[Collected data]

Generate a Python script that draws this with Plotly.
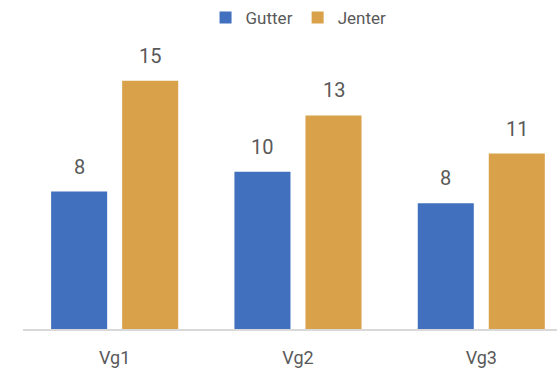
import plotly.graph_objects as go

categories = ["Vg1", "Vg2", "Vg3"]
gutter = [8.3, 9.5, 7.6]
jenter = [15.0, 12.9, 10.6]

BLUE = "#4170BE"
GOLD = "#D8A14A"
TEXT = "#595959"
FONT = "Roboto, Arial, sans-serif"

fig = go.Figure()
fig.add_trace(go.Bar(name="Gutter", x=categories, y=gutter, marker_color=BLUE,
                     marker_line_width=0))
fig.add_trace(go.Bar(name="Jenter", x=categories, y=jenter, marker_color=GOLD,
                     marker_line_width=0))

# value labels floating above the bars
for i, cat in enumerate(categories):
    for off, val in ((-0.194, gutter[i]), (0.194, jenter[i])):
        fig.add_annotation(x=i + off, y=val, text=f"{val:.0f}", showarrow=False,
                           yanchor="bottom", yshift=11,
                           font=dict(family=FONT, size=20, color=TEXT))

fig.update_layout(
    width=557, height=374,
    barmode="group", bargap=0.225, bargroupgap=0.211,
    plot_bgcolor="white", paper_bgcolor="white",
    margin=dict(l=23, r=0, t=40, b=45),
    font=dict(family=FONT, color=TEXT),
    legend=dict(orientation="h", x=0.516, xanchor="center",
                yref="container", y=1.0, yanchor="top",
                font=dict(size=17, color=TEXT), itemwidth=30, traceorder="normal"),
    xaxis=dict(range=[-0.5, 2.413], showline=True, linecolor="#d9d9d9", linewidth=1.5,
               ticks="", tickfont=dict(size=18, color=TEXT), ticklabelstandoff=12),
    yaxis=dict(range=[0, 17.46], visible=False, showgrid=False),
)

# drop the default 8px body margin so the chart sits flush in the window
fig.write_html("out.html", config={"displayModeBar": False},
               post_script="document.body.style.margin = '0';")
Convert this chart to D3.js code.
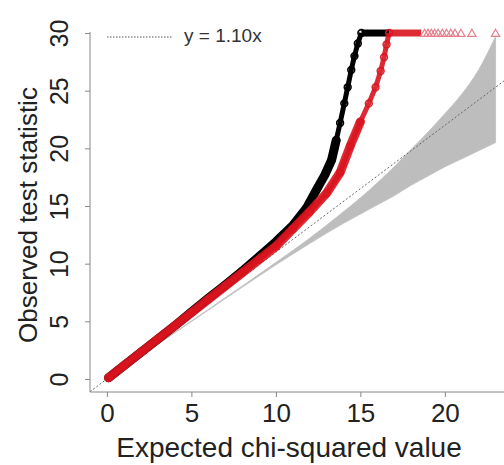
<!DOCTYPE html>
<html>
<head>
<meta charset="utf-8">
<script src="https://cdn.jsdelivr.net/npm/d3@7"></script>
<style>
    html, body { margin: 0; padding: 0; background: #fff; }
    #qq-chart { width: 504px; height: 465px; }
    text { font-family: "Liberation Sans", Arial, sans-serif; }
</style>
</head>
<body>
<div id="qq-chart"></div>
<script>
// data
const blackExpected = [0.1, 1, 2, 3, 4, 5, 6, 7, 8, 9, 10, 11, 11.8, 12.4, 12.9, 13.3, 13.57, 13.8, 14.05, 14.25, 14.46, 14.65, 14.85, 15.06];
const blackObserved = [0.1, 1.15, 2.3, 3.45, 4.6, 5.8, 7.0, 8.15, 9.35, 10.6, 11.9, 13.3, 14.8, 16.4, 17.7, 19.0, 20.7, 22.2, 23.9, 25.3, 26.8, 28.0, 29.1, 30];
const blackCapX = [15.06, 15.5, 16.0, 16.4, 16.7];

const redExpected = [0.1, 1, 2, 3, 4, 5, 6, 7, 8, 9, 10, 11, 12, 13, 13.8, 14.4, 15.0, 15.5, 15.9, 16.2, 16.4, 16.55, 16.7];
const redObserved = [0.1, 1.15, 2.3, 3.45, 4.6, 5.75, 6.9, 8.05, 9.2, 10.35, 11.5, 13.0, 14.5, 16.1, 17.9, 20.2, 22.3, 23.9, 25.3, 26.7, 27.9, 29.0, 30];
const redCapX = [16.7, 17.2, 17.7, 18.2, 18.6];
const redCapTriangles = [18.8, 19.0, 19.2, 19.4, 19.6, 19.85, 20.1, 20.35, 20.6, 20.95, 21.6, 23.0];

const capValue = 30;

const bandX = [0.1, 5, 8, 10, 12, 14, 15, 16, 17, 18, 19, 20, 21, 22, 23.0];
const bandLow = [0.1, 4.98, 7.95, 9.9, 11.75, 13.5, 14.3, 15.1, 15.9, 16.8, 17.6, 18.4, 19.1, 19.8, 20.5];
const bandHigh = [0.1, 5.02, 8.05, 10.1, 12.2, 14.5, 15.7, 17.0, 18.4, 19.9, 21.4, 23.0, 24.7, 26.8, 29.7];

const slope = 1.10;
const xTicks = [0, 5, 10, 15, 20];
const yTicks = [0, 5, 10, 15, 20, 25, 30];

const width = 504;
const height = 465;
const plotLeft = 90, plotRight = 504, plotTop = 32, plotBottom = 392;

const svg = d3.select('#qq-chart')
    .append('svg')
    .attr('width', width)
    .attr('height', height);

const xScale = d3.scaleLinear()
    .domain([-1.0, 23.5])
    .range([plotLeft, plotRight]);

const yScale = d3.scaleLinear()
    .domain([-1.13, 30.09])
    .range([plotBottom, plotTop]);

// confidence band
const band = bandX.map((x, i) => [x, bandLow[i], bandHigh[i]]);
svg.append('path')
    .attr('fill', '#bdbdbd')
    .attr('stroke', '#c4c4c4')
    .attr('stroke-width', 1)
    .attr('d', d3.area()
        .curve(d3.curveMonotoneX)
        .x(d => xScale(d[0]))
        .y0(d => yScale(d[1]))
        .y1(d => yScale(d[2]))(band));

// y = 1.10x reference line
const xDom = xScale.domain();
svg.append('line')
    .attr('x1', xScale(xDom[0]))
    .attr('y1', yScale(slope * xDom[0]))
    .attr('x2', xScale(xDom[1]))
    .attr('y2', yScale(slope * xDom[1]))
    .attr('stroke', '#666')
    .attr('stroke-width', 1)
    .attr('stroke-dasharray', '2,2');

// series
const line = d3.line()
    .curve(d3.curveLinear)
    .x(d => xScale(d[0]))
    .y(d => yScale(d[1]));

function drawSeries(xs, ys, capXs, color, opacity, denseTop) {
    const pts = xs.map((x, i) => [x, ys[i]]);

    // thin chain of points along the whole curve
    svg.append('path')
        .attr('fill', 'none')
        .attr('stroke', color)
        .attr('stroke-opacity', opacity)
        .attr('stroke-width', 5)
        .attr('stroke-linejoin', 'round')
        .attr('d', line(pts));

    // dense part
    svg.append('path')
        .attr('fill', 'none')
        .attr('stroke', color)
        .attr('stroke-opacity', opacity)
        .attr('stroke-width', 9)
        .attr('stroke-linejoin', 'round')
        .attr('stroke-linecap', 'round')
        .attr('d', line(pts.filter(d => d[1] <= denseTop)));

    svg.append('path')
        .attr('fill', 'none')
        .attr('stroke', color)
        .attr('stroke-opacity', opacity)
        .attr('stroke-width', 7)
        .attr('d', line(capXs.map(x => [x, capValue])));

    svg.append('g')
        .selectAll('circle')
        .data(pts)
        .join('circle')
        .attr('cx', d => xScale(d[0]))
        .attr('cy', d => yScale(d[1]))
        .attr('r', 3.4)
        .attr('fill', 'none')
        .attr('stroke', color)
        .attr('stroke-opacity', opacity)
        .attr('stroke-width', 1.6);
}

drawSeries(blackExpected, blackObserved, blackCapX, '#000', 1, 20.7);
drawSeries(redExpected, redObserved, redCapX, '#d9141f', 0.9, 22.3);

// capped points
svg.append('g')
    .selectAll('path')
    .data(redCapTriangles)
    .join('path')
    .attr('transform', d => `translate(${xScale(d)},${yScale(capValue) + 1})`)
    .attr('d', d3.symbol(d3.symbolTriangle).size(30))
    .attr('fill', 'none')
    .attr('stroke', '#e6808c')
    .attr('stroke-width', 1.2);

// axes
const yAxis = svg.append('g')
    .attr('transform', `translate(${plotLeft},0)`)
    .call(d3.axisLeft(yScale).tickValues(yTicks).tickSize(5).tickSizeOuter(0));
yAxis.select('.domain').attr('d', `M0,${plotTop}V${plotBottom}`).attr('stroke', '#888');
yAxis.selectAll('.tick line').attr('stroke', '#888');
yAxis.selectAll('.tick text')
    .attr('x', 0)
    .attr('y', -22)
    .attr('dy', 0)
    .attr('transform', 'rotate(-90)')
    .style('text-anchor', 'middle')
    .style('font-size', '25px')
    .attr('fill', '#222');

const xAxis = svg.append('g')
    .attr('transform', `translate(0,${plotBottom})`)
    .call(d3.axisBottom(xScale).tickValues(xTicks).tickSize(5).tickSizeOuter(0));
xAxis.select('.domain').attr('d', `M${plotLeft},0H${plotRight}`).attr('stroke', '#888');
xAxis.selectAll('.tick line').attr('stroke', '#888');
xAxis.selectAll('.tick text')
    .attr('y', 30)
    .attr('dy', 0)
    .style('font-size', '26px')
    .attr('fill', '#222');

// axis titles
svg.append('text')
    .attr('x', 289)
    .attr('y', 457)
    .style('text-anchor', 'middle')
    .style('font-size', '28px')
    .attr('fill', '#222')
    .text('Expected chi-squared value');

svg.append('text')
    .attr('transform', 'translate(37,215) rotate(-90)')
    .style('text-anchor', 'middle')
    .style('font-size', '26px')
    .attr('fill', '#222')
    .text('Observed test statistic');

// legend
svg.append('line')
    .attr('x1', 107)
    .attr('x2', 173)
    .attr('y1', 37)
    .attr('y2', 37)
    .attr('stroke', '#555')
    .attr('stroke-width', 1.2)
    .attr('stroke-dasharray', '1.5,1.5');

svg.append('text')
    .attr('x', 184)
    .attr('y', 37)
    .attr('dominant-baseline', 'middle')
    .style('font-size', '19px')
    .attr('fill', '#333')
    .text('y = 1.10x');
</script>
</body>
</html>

• [Exercise requirements] From the line with "Convert this chart to D3.js code." to the line with "const blackCapX = [15.06, 15.5, 16.0, 16.4, 16.7];", set down those lines word for word and only those, counting both ends. Pictures stay out of the copy.

• [The response]
Convert this chart to D3.js code.
<!DOCTYPE html>
<html>
<head>
<meta charset="utf-8">
<script src="https://cdn.jsdelivr.net/npm/d3@7"></script>
<style>
    html, body { margin: 0; padding: 0; background: #fff; }
    #qq-chart { width: 504px; height: 465px; }
    text { font-family: "Liberation Sans", Arial, sans-serif; }
</style>
</head>
<body>
<div id="qq-chart"></div>
<script>
// data
const blackExpected = [0.1, 1, 2, 3, 4, 5, 6, 7, 8, 9, 10, 11, 11.8, 12.4, 12.9, 13.3, 13.57, 13.8, 14.05, 14.25, 14.46, 14.65, 14.85, 15.06];
const blackObserved = [0.1, 1.15, 2.3, 3.45, 4.6, 5.8, 7.0, 8.15, 9.35, 10.6, 11.9, 13.3, 14.8, 16.4, 17.7, 19.0, 20.7, 22.2, 23.9, 25.3, 26.8, 28.0, 29.1, 30];
const blackCapX = [15.06, 15.5, 16.0, 16.4, 16.7];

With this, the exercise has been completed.